■ Task description ■
Everything from the first line of the data through the line with "demonstrated good sense" is to be echoed exactly, minus the pictures.

Charts and diagrams as code
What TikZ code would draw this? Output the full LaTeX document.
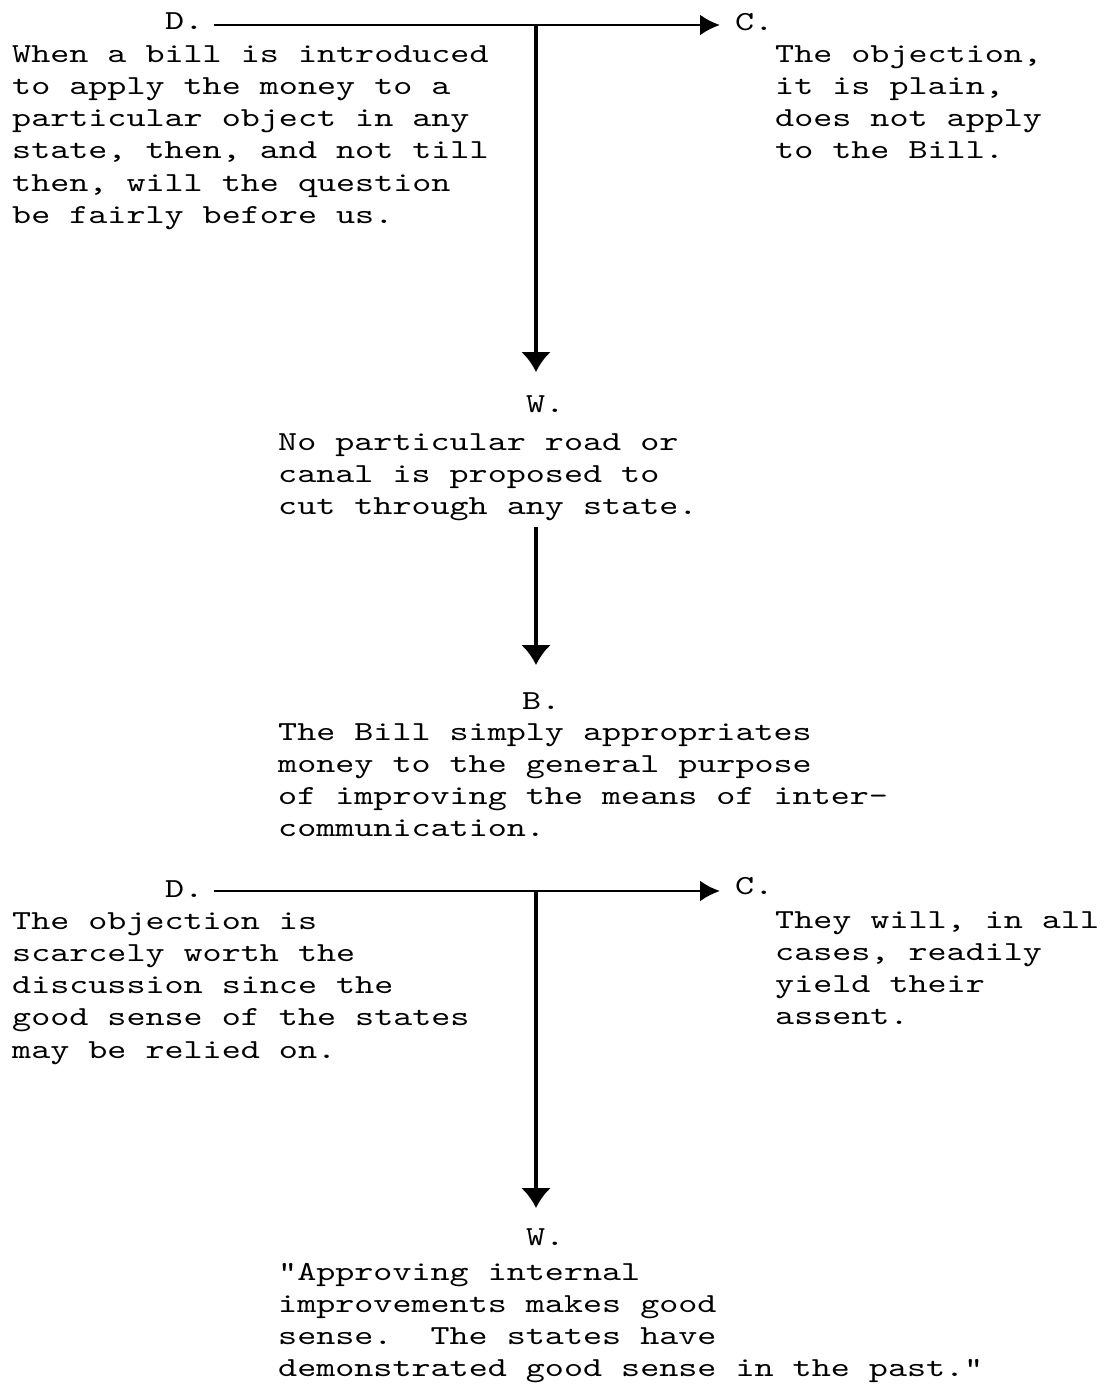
\documentclass[tikz,border=0pt]{standalone}
\usepackage{fontspec}
\usetikzlibrary{arrows.meta,calc}
\newfontfamily\typewriter{lmmono10-regular.otf}[FakeStretch=1.32]
\newcommand\tlines[1]{\begin{tabular}[t]{@{}l@{}}#1\end{tabular}}
\tikzset{
  txt/.style={font=\typewriter\fontsize{27.5}{32.3}\selectfont\frenchspacing,
              inner sep=0pt, anchor=base west},
  harr/.style={line width=2.8pt,-{Latex[length=20pt,width=21pt]}},
  varr/.style={line width=3.2pt,-{Latex[length=20pt,width=30pt]}},
}
\begin{document}
\begin{tikzpicture}[x=1pt,y=1pt]
\useasboundingbox (0,0) rectangle (1105,-1384);

% first exchange: D. and C. on a shared line
\node[txt] (d1) at (165,-29) {D.};
\node[txt] (c1) at (735,-30) {C.};
\coordinate (j1) at (536,-25);
\node[txt] (dtext1) at (12,-62) {\tlines{When a bill is introduced\\
to apply the money to a\\
particular object in any\\
state, then, and not till\\
then, will the question\\
be fairly before us.}};
\node[txt] (ctext1) at (775,-62) {\tlines{The objection,\\
it is plain,\\
does not apply\\
to the Bill.}};

\node[txt] (w1) at (526,-412) {W.};
\node[txt] (wtext1) at (278,-450) {\tlines{No particular road or\\
canal is proposed to\\
cut through any state.}};

\node[txt] (b1) at (522,-709) {B.};
\node[txt] (btext) at (278,-740) {\tlines{The Bill simply appropriates\\
money to the general purpose\\
of improving the means of inter-\\
communication.}};

% second exchange
\node[txt] (d2) at (165,-897) {D.};
\node[txt] (c2) at (735,-894) {C.};
\coordinate (j2) at (536,-891);
\node[txt] (dtext2) at (12,-929) {\tlines{The objection is\\
scarcely worth the\\
discussion since the\\
good sense of the states\\
may be relied on.}};
\node[txt] (ctext2) at (775,-928) {\tlines{They will, in all\\
cases, readily\\
yield their\\
assent.}};

\node[txt] (w2) at (526,-1245) {W.};
\node[txt] (wtext2) at (278,-1280) {\tlines{"Approving internal\\
improvements makes good\\
sense.\ \ The states have\\
demonstrated good sense in the past."}};

% connectors
\draw[harr] ($(d1.east |- j1)+(10,0)$) -- ($(c1.west |- j1)+(-15,0)$);
\draw[varr, shorten >=23pt] (j1) -- (j1 |- w1.north);
\draw[varr, shorten <=3pt, shorten >=27pt] (j1 |- wtext1.south) -- (j1 |- b1.north);
\draw[harr] ($(d2.east |- j2)+(10,0)$) -- ($(c2.west |- j2)+(-15,0)$);
\draw[varr, shorten >=20pt] (j2) -- (j2 |- w2.north);
\end{tikzpicture}
\end{document}
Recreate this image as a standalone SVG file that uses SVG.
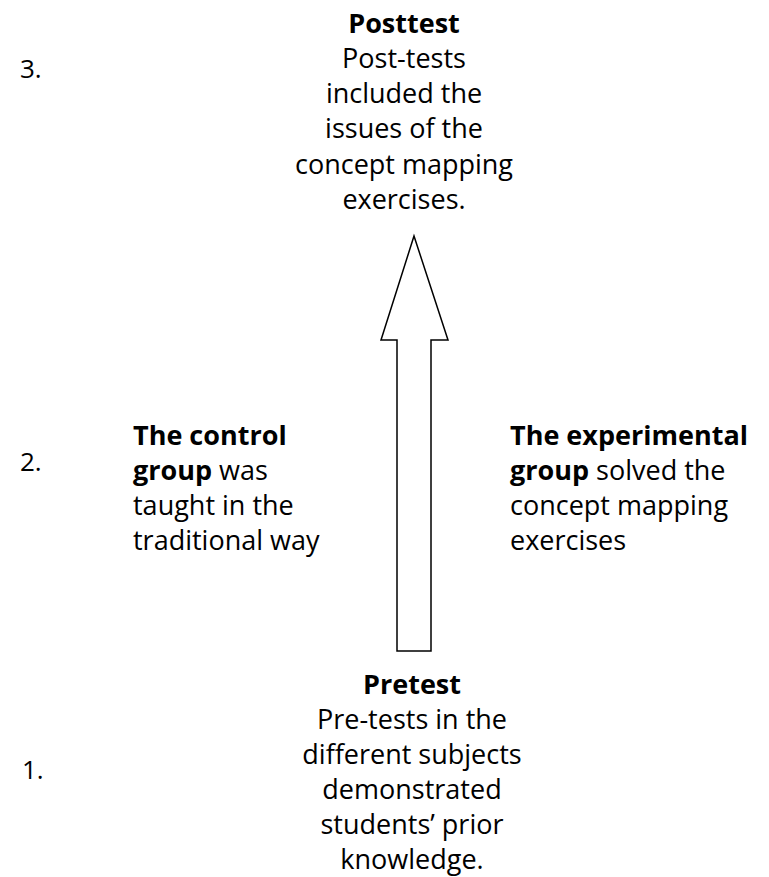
<svg xmlns="http://www.w3.org/2000/svg" width="769" height="877" viewBox="0 0 769 877">
<style>
text{font-family:"Open Sans","Noto Sans","Liberation Sans",sans-serif;font-size:27px;fill:#000}
.c{text-anchor:middle}
.b{font-weight:bold}
.n{font-size:26px}
.arrow{fill:#fff;stroke:#000;stroke-width:1.5;stroke-linejoin:miter}
</style>
<rect width="769" height="877" fill="#fff"/>
<g id="connectors">
<polygon class="arrow" points="414,236 448,340 431,340 431,651 397,651 397,340 381,340"/>
</g>
<g id="step3">
<text class="n" x="20" y="78">3.</text>
</g>
<g id="step2">
<text class="n" x="20" y="471">2.</text>
</g>
<g id="step1">
<text class="n" x="22" y="779">1.</text>
</g>
<g id="posttest">
<text class="c b" x="404" y="33">Posttest</text>
<text class="c" x="404" y="68">Post-tests</text>
<text class="c" x="404" y="103">included the</text>
<text class="c" x="404" y="138">issues of the</text>
<text class="c" x="404" y="174">concept mapping</text>
<text class="c" x="404" y="209">exercises.</text>
</g>
<g id="control">
<text x="133" y="445" class="b">The control</text>
<text x="133" y="480"><tspan class="b">group</tspan> was</text>
<text x="133" y="515">taught in the</text>
<text x="133" y="550">traditional way</text>
</g>
<g id="experimental">
<text x="510" y="445" class="b">The experimental</text>
<text x="510" y="480"><tspan class="b">group</tspan> solved the</text>
<text x="510" y="515">concept mapping</text>
<text x="510" y="550">exercises</text>
</g>
<g id="pretest">
<text class="c b" x="412" y="694">Pretest</text>
<text class="c" x="412" y="729">Pre-tests in the</text>
<text class="c" x="412" y="764">different subjects</text>
<text class="c" x="412" y="799">demonstrated</text>
<text class="c" x="412" y="834">students’ prior</text>
<text class="c" x="412" y="869">knowledge.</text>
</g>
</svg>
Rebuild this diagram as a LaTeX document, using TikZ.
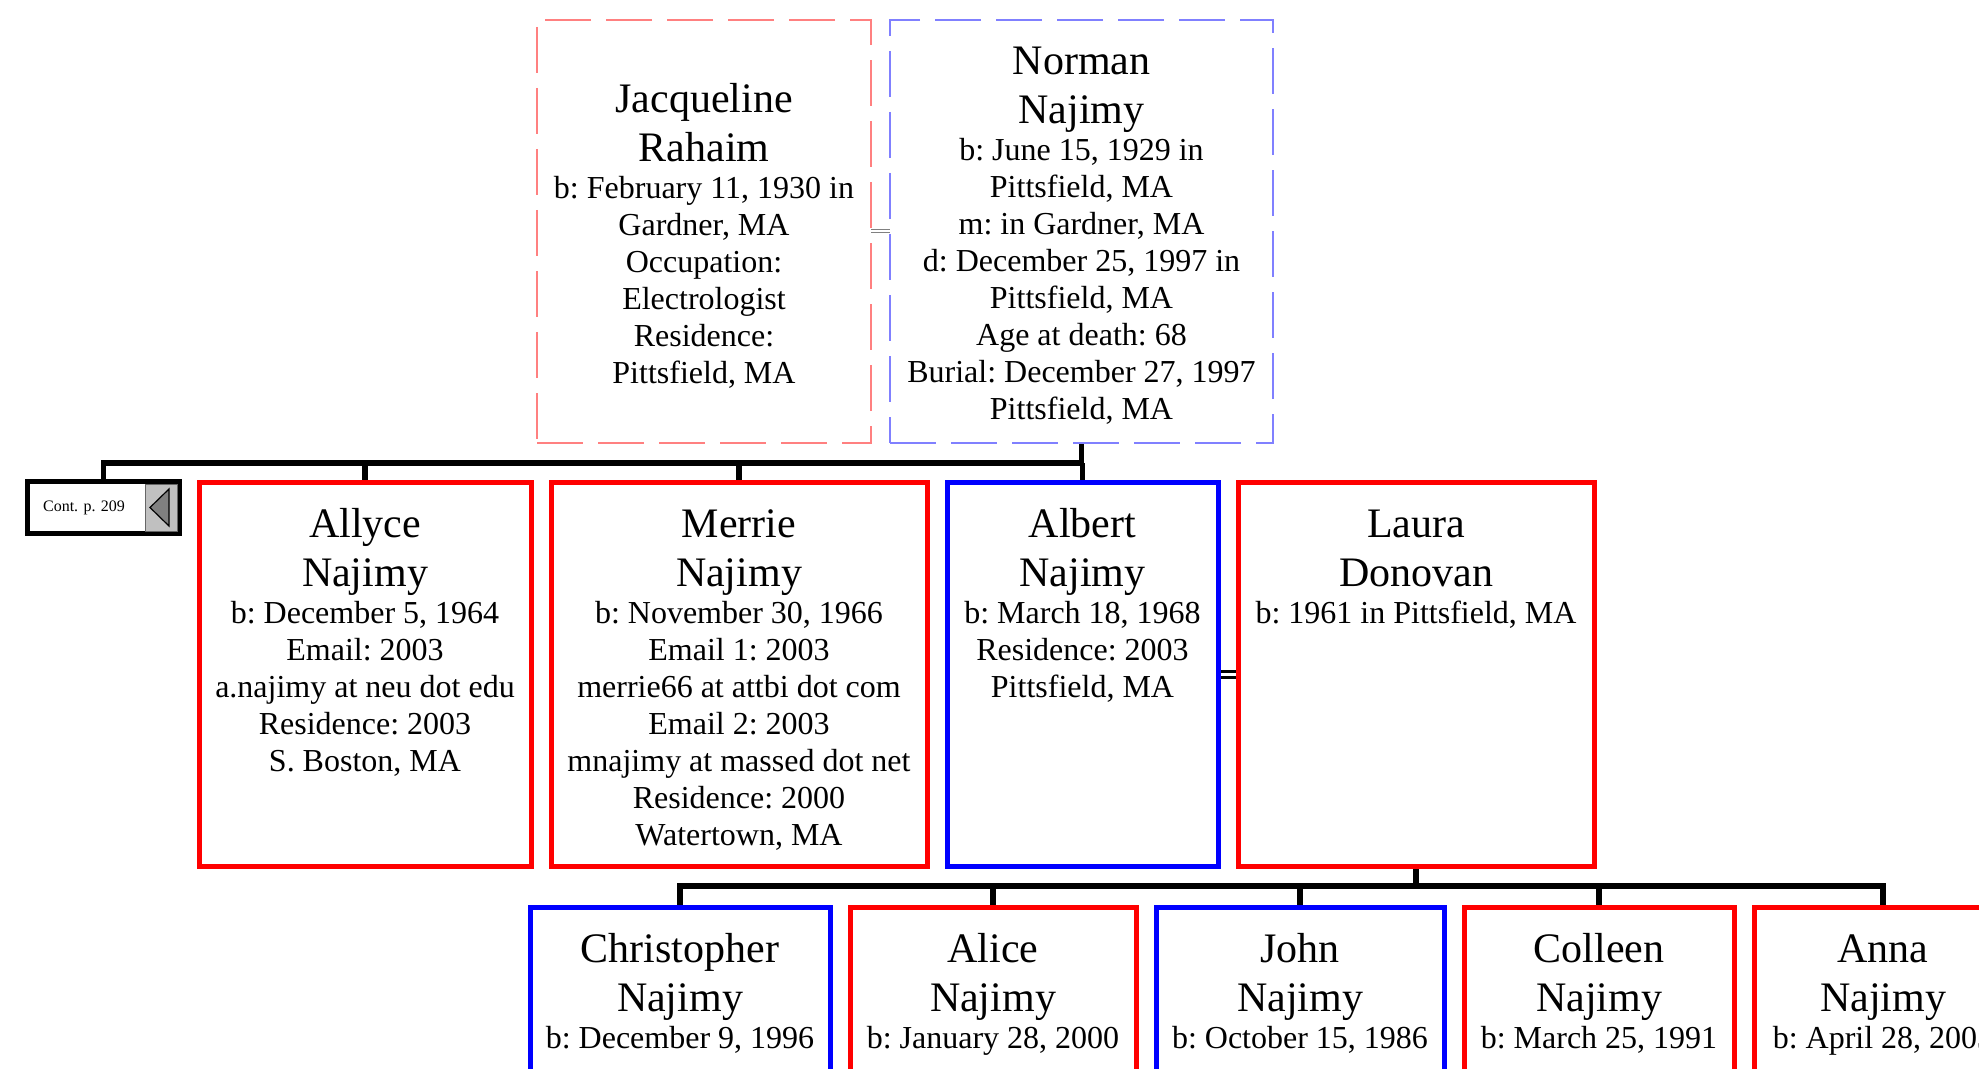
\documentclass[tikz,border=0pt]{standalone}
\usepackage{fontspec}
\setmainfont{Liberation Serif}
\usetikzlibrary{positioning, backgrounds}
\usepackage{xcolor}
\definecolor{femline}{HTML}{FF0000}
\definecolor{maleline}{HTML}{0000FF}
\definecolor{femdash}{HTML}{FF8080}
\definecolor{maledash}{HTML}{8080FF}
\definecolor{contgray}{HTML}{C0C0C0}
\definecolor{tipgray}{HTML}{808080}
\newcommand{\namefont}{\fontsize{21}{24.5}\selectfont\frenchspacing}
\newcommand{\infofont}{\fontsize{16}{18.5}\selectfont\frenchspacing}
% card text: width, height, name, facts
\newcommand{\famcard}[4]{\parbox[t][#2][t]{#1}{\centering\vspace*{12.5pt}%
    {\namefont\rule{0pt}{15pt}#3\par}{\infofont #4\par}}}
\newcommand{\spousecard}[4]{\parbox[c][#2][c]{#1}{\centering\vspace*{4.4pt}%
    {\namefont #3\par}{\infofont #4\par}}}
\tikzset{
    person/.style={
        rectangle, inner sep=0pt, outer sep=0pt, line width=2.5pt
    },
    female/.style={
        person, draw=femline
    },
    male/.style={
        person, draw=maleline
    },
    spouse/.style={
        rectangle, inner sep=0pt, outer sep=0pt, line width=0.8pt,
        dash pattern=on 23pt off 7.5pt
    },
    contbox/.style={
        rectangle, draw=black, fill=white, line width=2.5pt, inner sep=0pt,
        outer sep=0pt, minimum width=76pt, minimum height=26pt,
        font=\fontsize{8}{9.5}\selectfont
    },
    branch/.style={
        draw=black, line width=2.6pt
    },
    marriage/.style={
        double, draw=black, line width=1.5pt, double distance=1.5pt
    },
    oldmarriage/.style={
        double, draw=gray, line width=0.5pt, double distance=1pt
    }
}

\begin{document}
\begin{tikzpicture}[x=0.5pt, y=-0.5pt]

    \useasboundingbox (0,0) rectangle (1979,1069);
    \clip (0,0) rectangle (1979,1069);

    % parents
    \node[spouse, draw=femdash, anchor=north west] (jacqueline) at (537,20)
        {\spousecard{167pt}{211.5pt}{Jacqueline\\Rahaim}{b: February 11, 1930 in\\Gardner, MA\\Occupation:\\Electrologist\\Residence:\\Pittsfield, MA}};
    \node[spouse, draw=maledash, right=9.5pt of jacqueline] (norman)
        {\spousecard{191.5pt}{211.5pt}{Norman\\Najimy}{b: June 15, 1929 in\\Pittsfield, MA\\m: in Gardner, MA\\d: December 25, 1997 in\\Pittsfield, MA\\Age at death: 68\\Burial: December 27, 1997\\Pittsfield, MA}};

    % children
    \node[contbox, anchor=north west] (cont) at (27.5,481.5) {Cont. p. 209\hspace{19.5pt}\mbox{}};
    \node[female, anchor=north west] (allyce) at (199,482)
        {\famcard{166pt}{192pt}{Allyce\\Najimy}{b: December 5, 1964\\Email: 2003\\a.najimy at neu dot edu\\Residence: 2003\\S. Boston, MA}};
    \node[female, right=10pt of allyce] (merrie)
        {\famcard{188pt}{192pt}{Merrie\\Najimy}{b: November 30, 1966\\Email 1: 2003\\merrie66 at attbi dot com\\Email 2: 2003\\mnajimy at massed dot net\\Residence: 2000\\Watertown, MA}};
    \node[male, right=10pt of merrie] (albert)
        {\famcard{135.5pt}{192pt}{Albert\\Najimy}{b: March 18, 1968\\Residence: 2003\\Pittsfield, MA}};
    \node[female, right=10pt of albert] (laura)
        {\famcard{178pt}{192pt}{Laura\\Donovan}{b: 1961 in Pittsfield, MA}};

    % grandchildren
    \node[male, anchor=north west] (christopher) at (530,907)
        {\famcard{150pt}{192pt}{Christopher\\Najimy}{b: December 9, 1996}};
    \node[female, right=10pt of christopher] (alice)
        {\famcard{143pt}{192pt}{Alice\\Najimy}{b: January 28, 2000}};
    \node[male, right=10pt of alice] (john)
        {\famcard{144pt}{192pt}{John\\Najimy}{b: October 15, 1986}};
    \node[female, right=10pt of john] (colleen)
        {\famcard{135pt}{192pt}{Colleen\\Najimy}{b: March 25, 1991}};
    \node[female, right=10pt of colleen] (anna)
        {\famcard{129pt}{192pt}{Anna\\Najimy}{b: April 28, 2003}};

    % back-link tab
    \filldraw[fill=contgray, draw=black!60, line width=0.5pt]
        ([xshift=-17.25pt, yshift=-1.25pt]cont.north east) rectangle ([xshift=-1.25pt, yshift=1.25pt]cont.south east);
    \filldraw[fill=tipgray, draw=black, line width=0.6pt]
        ([xshift=-14.75pt]cont.east) -- ([xshift=-5.25pt, yshift=9.25pt]cont.east)
        -- ([xshift=-5.25pt, yshift=-9.25pt]cont.east) -- cycle;

    \begin{scope}[on background layer]
        \draw[oldmarriage] (jacqueline.east) -- (norman.west);
        \draw[branch] (norman.south) -- ++(0,20) coordinate (kids1);
        \draw[branch] (cont.north) |- (kids1);
        \foreach \kid in {allyce, merrie, albert}
            \draw[branch] (\kid.north) -- (\kid.north |- kids1);

        \draw[marriage] (albert.east) -- (laura.west);
        \draw[branch] (laura.south) -- ++(0,20) coordinate (kids2);
        \draw[branch] (christopher.north) |- (kids2);
        \draw[branch] (anna.north) |- (kids2);
        \foreach \kid in {alice, john, colleen}
            \draw[branch] (\kid.north) -- (\kid.north |- kids2);
    \end{scope}

\end{tikzpicture}
\end{document}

■ Complete answer ■
What TikZ code would draw this? Output the full LaTeX document.
\documentclass[tikz,border=0pt]{standalone}
\usepackage{fontspec}
\usetikzlibrary{arrows.meta,calc}
\newfontfamily\typewriter{lmmono10-regular.otf}[FakeStretch=1.32]
\newcommand\tlines[1]{\begin{tabular}[t]{@{}l@{}}#1\end{tabular}}
\tikzset{
  txt/.style={font=\typewriter\fontsize{27.5}{32.3}\selectfont\frenchspacing,
              inner sep=0pt, anchor=base west},
  harr/.style={line width=2.8pt,-{Latex[length=20pt,width=21pt]}},
  varr/.style={line width=3.2pt,-{Latex[length=20pt,width=30pt]}},
}
\begin{document}
\begin{tikzpicture}[x=1pt,y=1pt]
\useasboundingbox (0,0) rectangle (1105,-1384);

% first exchange: D. and C. on a shared line
\node[txt] (d1) at (165,-29) {D.};
\node[txt] (c1) at (735,-30) {C.};
\coordinate (j1) at (536,-25);
\node[txt] (dtext1) at (12,-62) {\tlines{When a bill is introduced\\
to apply the money to a\\
particular object in any\\
state, then, and not till\\
then, will the question\\
be fairly before us.}};
\node[txt] (ctext1) at (775,-62) {\tlines{The objection,\\
it is plain,\\
does not apply\\
to the Bill.}};

\node[txt] (w1) at (526,-412) {W.};
\node[txt] (wtext1) at (278,-450) {\tlines{No particular road or\\
canal is proposed to\\
cut through any state.}};

\node[txt] (b1) at (522,-709) {B.};
\node[txt] (btext) at (278,-740) {\tlines{The Bill simply appropriates\\
money to the general purpose\\
of improving the means of inter-\\
communication.}};

% second exchange
\node[txt] (d2) at (165,-897) {D.};
\node[txt] (c2) at (735,-894) {C.};
\coordinate (j2) at (536,-891);
\node[txt] (dtext2) at (12,-929) {\tlines{The objection is\\
scarcely worth the\\
discussion since the\\
good sense of the states\\
may be relied on.}};
\node[txt] (ctext2) at (775,-928) {\tlines{They will, in all\\
cases, readily\\
yield their\\
assent.}};

\node[txt] (w2) at (526,-1245) {W.};
\node[txt] (wtext2) at (278,-1280) {\tlines{"Approving internal\\
improvements makes good\\
sense.\ \ The states have\\
demonstrated good sense in the past."}};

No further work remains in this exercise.